WHAT THE EXERCISE ASKS: The listing below should be written out exactly; please include all of it.
_ _ _ _ _
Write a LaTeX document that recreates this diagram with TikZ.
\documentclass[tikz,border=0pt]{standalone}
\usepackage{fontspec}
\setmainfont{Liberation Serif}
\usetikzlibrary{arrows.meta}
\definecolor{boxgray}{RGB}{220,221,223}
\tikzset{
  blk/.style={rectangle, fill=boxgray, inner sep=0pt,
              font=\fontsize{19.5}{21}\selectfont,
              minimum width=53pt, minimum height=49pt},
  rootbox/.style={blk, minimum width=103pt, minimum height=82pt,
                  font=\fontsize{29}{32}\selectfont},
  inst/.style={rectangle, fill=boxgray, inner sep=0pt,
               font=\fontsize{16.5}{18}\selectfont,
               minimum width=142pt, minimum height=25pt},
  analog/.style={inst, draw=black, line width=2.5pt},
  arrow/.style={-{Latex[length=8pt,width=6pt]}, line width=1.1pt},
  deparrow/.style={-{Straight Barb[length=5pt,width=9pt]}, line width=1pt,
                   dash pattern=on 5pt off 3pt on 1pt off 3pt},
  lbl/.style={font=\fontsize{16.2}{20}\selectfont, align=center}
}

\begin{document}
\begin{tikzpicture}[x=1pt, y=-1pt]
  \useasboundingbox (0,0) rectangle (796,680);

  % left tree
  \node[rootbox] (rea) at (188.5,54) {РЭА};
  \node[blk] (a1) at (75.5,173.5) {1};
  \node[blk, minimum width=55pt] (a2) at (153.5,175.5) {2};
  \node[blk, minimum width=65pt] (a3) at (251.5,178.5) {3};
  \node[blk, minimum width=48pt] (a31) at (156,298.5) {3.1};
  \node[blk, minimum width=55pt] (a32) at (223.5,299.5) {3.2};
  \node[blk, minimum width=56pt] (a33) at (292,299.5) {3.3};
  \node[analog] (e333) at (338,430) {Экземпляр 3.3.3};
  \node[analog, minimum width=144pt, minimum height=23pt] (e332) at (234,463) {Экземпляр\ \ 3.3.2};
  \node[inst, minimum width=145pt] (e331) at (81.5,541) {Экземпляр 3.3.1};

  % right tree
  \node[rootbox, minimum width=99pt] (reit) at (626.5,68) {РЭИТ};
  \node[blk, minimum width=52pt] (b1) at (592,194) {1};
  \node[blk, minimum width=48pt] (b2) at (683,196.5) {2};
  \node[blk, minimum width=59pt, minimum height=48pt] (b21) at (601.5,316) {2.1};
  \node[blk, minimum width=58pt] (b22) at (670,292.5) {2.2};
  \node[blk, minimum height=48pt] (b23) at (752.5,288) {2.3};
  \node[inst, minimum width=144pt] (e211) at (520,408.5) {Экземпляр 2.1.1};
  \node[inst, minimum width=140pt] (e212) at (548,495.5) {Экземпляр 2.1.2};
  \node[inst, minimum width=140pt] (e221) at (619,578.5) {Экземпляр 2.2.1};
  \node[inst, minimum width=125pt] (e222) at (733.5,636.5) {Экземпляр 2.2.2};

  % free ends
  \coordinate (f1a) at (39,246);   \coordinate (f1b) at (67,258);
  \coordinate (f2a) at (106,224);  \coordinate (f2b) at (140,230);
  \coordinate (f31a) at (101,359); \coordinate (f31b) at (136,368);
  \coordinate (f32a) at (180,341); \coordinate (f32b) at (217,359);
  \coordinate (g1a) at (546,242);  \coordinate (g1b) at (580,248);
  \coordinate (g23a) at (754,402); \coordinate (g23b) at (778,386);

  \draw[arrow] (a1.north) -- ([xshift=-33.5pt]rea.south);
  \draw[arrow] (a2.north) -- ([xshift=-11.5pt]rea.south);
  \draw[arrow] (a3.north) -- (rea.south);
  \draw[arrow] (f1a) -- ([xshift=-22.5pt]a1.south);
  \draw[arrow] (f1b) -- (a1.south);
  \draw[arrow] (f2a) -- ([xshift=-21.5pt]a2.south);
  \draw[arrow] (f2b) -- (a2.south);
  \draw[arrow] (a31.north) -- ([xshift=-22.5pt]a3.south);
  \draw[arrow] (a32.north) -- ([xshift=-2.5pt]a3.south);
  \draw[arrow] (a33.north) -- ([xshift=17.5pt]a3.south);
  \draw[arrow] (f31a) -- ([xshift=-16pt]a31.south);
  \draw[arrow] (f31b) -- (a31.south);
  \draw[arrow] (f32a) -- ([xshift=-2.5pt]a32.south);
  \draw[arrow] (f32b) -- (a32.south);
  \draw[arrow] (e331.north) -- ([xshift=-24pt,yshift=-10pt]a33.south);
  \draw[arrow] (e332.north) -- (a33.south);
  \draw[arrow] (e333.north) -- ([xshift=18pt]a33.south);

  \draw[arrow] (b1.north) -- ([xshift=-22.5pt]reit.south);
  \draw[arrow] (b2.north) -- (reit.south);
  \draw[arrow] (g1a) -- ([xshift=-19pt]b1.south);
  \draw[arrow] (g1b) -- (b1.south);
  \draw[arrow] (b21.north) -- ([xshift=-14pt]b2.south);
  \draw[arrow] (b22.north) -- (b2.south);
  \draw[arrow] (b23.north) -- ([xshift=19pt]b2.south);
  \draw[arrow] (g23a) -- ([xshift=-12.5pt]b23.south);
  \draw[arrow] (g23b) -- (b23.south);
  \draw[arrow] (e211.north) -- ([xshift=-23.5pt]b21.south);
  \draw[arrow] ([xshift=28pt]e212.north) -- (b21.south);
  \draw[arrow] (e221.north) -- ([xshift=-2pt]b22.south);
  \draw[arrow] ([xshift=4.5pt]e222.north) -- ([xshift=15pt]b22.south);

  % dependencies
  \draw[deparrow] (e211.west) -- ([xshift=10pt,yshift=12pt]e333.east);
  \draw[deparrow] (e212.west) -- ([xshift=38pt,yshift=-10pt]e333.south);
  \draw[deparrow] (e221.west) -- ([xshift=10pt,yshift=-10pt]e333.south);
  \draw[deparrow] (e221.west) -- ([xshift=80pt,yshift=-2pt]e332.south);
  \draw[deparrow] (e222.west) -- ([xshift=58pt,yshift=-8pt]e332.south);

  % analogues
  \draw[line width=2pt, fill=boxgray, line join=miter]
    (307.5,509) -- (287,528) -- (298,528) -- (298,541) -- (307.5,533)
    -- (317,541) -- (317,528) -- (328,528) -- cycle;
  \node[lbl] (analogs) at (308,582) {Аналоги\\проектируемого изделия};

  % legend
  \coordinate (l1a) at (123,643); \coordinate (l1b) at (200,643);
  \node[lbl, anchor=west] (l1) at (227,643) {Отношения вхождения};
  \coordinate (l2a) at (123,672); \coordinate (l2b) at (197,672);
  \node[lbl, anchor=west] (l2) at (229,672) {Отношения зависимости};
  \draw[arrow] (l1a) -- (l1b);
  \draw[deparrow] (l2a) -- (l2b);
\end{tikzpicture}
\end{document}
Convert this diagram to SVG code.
_ _ _ _ _
EXERCISE ANSWER:
Write a LaTeX document that recreates this diagram with TikZ.
\documentclass[tikz,border=0pt]{standalone}
\usepackage{fontspec}
\setmainfont{Liberation Serif}
\usetikzlibrary{arrows.meta}
\definecolor{boxgray}{RGB}{220,221,223}
\tikzset{
  blk/.style={rectangle, fill=boxgray, inner sep=0pt,
              font=\fontsize{19.5}{21}\selectfont,
              minimum width=53pt, minimum height=49pt},
  rootbox/.style={blk, minimum width=103pt, minimum height=82pt,
                  font=\fontsize{29}{32}\selectfont},
  inst/.style={rectangle, fill=boxgray, inner sep=0pt,
               font=\fontsize{16.5}{18}\selectfont,
               minimum width=142pt, minimum height=25pt},
  analog/.style={inst, draw=black, line width=2.5pt},
  arrow/.style={-{Latex[length=8pt,width=6pt]}, line width=1.1pt},
  deparrow/.style={-{Straight Barb[length=5pt,width=9pt]}, line width=1pt,
                   dash pattern=on 5pt off 3pt on 1pt off 3pt},
  lbl/.style={font=\fontsize{16.2}{20}\selectfont, align=center}
}

\begin{document}
\begin{tikzpicture}[x=1pt, y=-1pt]
  \useasboundingbox (0,0) rectangle (796,680);

  % left tree
  \node[rootbox] (rea) at (188.5,54) {РЭА};
  \node[blk] (a1) at (75.5,173.5) {1};
  \node[blk, minimum width=55pt] (a2) at (153.5,175.5) {2};
  \node[blk, minimum width=65pt] (a3) at (251.5,178.5) {3};
  \node[blk, minimum width=48pt] (a31) at (156,298.5) {3.1};
  \node[blk, minimum width=55pt] (a32) at (223.5,299.5) {3.2};
  \node[blk, minimum width=56pt] (a33) at (292,299.5) {3.3};
  \node[analog] (e333) at (338,430) {Экземпляр 3.3.3};
  \node[analog, minimum width=144pt, minimum height=23pt] (e332) at (234,463) {Экземпляр\ \ 3.3.2};
  \node[inst, minimum width=145pt] (e331) at (81.5,541) {Экземпляр 3.3.1};

  % right tree
  \node[rootbox, minimum width=99pt] (reit) at (626.5,68) {РЭИТ};
  \node[blk, minimum width=52pt] (b1) at (592,194) {1};
  \node[blk, minimum width=48pt] (b2) at (683,196.5) {2};
  \node[blk, minimum width=59pt, minimum height=48pt] (b21) at (601.5,316) {2.1};
  \node[blk, minimum width=58pt] (b22) at (670,292.5) {2.2};
  \node[blk, minimum height=48pt] (b23) at (752.5,288) {2.3};
  \node[inst, minimum width=144pt] (e211) at (520,408.5) {Экземпляр 2.1.1};
  \node[inst, minimum width=140pt] (e212) at (548,495.5) {Экземпляр 2.1.2};
  \node[inst, minimum width=140pt] (e221) at (619,578.5) {Экземпляр 2.2.1};
  \node[inst, minimum width=125pt] (e222) at (733.5,636.5) {Экземпляр 2.2.2};

  % free ends
  \coordinate (f1a) at (39,246);   \coordinate (f1b) at (67,258);
  \coordinate (f2a) at (106,224);  \coordinate (f2b) at (140,230);
  \coordinate (f31a) at (101,359); \coordinate (f31b) at (136,368);
  \coordinate (f32a) at (180,341); \coordinate (f32b) at (217,359);
  \coordinate (g1a) at (546,242);  \coordinate (g1b) at (580,248);
  \coordinate (g23a) at (754,402); \coordinate (g23b) at (778,386);

  \draw[arrow] (a1.north) -- ([xshift=-33.5pt]rea.south);
  \draw[arrow] (a2.north) -- ([xshift=-11.5pt]rea.south);
  \draw[arrow] (a3.north) -- (rea.south);
  \draw[arrow] (f1a) -- ([xshift=-22.5pt]a1.south);
  \draw[arrow] (f1b) -- (a1.south);
  \draw[arrow] (f2a) -- ([xshift=-21.5pt]a2.south);
  \draw[arrow] (f2b) -- (a2.south);
  \draw[arrow] (a31.north) -- ([xshift=-22.5pt]a3.south);
  \draw[arrow] (a32.north) -- ([xshift=-2.5pt]a3.south);
  \draw[arrow] (a33.north) -- ([xshift=17.5pt]a3.south);
  \draw[arrow] (f31a) -- ([xshift=-16pt]a31.south);
  \draw[arrow] (f31b) -- (a31.south);
  \draw[arrow] (f32a) -- ([xshift=-2.5pt]a32.south);
  \draw[arrow] (f32b) -- (a32.south);
  \draw[arrow] (e331.north) -- ([xshift=-24pt,yshift=-10pt]a33.south);
  \draw[arrow] (e332.north) -- (a33.south);
  \draw[arrow] (e333.north) -- ([xshift=18pt]a33.south);

  \draw[arrow] (b1.north) -- ([xshift=-22.5pt]reit.south);
  \draw[arrow] (b2.north) -- (reit.south);
  \draw[arrow] (g1a) -- ([xshift=-19pt]b1.south);
  \draw[arrow] (g1b) -- (b1.south);
  \draw[arrow] (b21.north) -- ([xshift=-14pt]b2.south);
  \draw[arrow] (b22.north) -- (b2.south);
  \draw[arrow] (b23.north) -- ([xshift=19pt]b2.south);
  \draw[arrow] (g23a) -- ([xshift=-12.5pt]b23.south);
  \draw[arrow] (g23b) -- (b23.south);
  \draw[arrow] (e211.north) -- ([xshift=-23.5pt]b21.south);
  \draw[arrow] ([xshift=28pt]e212.north) -- (b21.south);
  \draw[arrow] (e221.north) -- ([xshift=-2pt]b22.south);
  \draw[arrow] ([xshift=4.5pt]e222.north) -- ([xshift=15pt]b22.south);

  % dependencies
  \draw[deparrow] (e211.west) -- ([xshift=10pt,yshift=12pt]e333.east);
  \draw[deparrow] (e212.west) -- ([xshift=38pt,yshift=-10pt]e333.south);
  \draw[deparrow] (e221.west) -- ([xshift=10pt,yshift=-10pt]e333.south);
  \draw[deparrow] (e221.west) -- ([xshift=80pt,yshift=-2pt]e332.south);
  \draw[deparrow] (e222.west) -- ([xshift=58pt,yshift=-8pt]e332.south);

  % analogues
  \draw[line width=2pt, fill=boxgray, line join=miter]
    (307.5,509) -- (287,528) -- (298,528) -- (298,541) -- (307.5,533)
    -- (317,541) -- (317,528) -- (328,528) -- cycle;
  \node[lbl] (analogs) at (308,582) {Аналоги\\проектируемого изделия};

  % legend
  \coordinate (l1a) at (123,643); \coordinate (l1b) at (200,643);
  \node[lbl, anchor=west] (l1) at (227,643) {Отношения вхождения};
  \coordinate (l2a) at (123,672); \coordinate (l2b) at (197,672);
  \node[lbl, anchor=west] (l2) at (229,672) {Отношения зависимости};
  \draw[arrow] (l1a) -- (l1b);
  \draw[deparrow] (l2a) -- (l2b);
\end{tikzpicture}
\end{document}
Convert this diagram to SVG code.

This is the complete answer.